Despite an impressive run of albums, sometimes a signature style can come to define a band’s own boundaries. Some bands remain there, some mistakenly take on too-drastic changes, others recapture their essence via expansion and experimentation. For The Helio Sequence, in deliberately confronting those boundaries, a new alchemy is born. And that self-titled record becomes their best work yet.
The Helio Sequence has always sounded bigger than a duo, but on the band’s sixth album, Brandon Summers (guitars/vocals) and Benjamin Weikel (keyboards/drums) leave nothing hiding in the shadows, stretching beyond their prior albums in bold new strokes. The core remains—endlessly intertwining guitars, drums and keyboards—but there’s a palpable thrill in how Summers and Weikel approach and recombine these elements.
“Oh, I’m looking for a new direction / Oh, I’m looking for another way,” sings Summers on the opening “Battle Lines,” introducing the album’s in-the-moment spirit and conveying a sense of openness and yearning that remains throughout.

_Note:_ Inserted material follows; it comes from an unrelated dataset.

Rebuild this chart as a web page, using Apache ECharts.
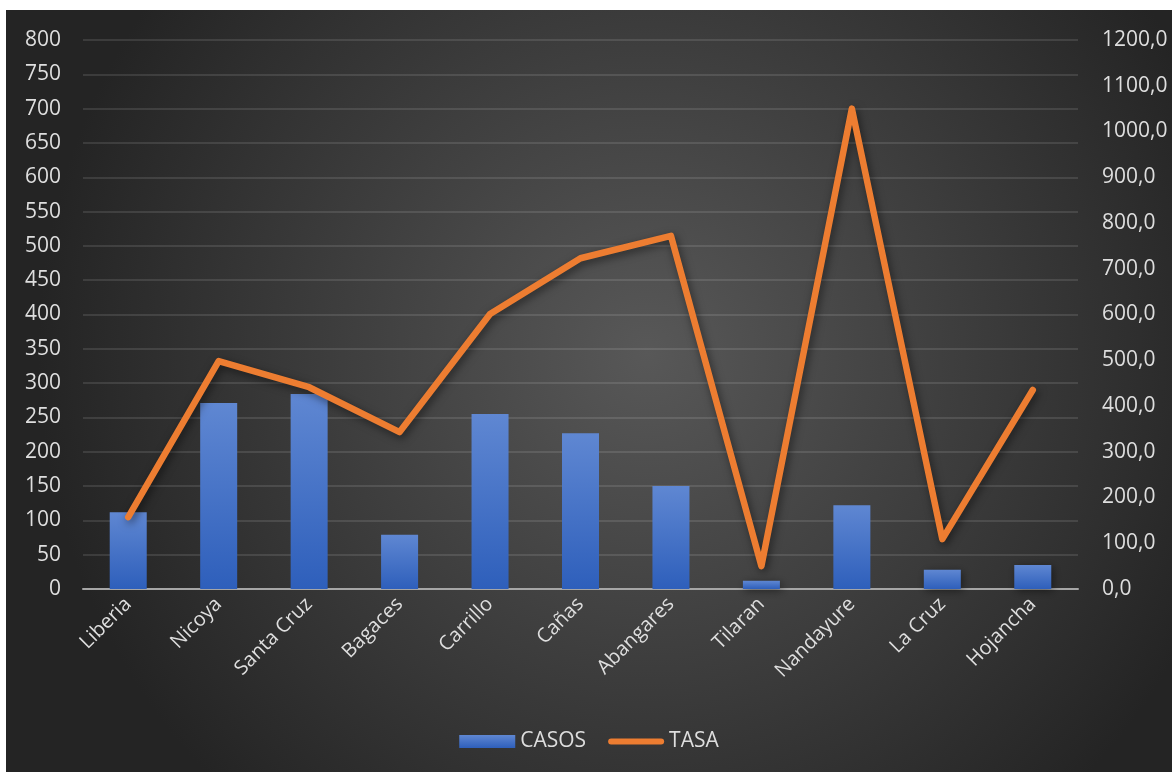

The Helio Sequence is the result of in-studio brainstorming, a self-imposed challenge to create as much new music as they could in one month. The duo came up with 26 finished songs last May, and from those demos picked the 10 they’d record. The tactic proved to be a breakthrough. Rather than getting buried in the studio, tinkering and obsessing over minutiae, Summers and Weikel pushed unconventional ideas to the forefront and let them come to rest there, coloring in the rest later.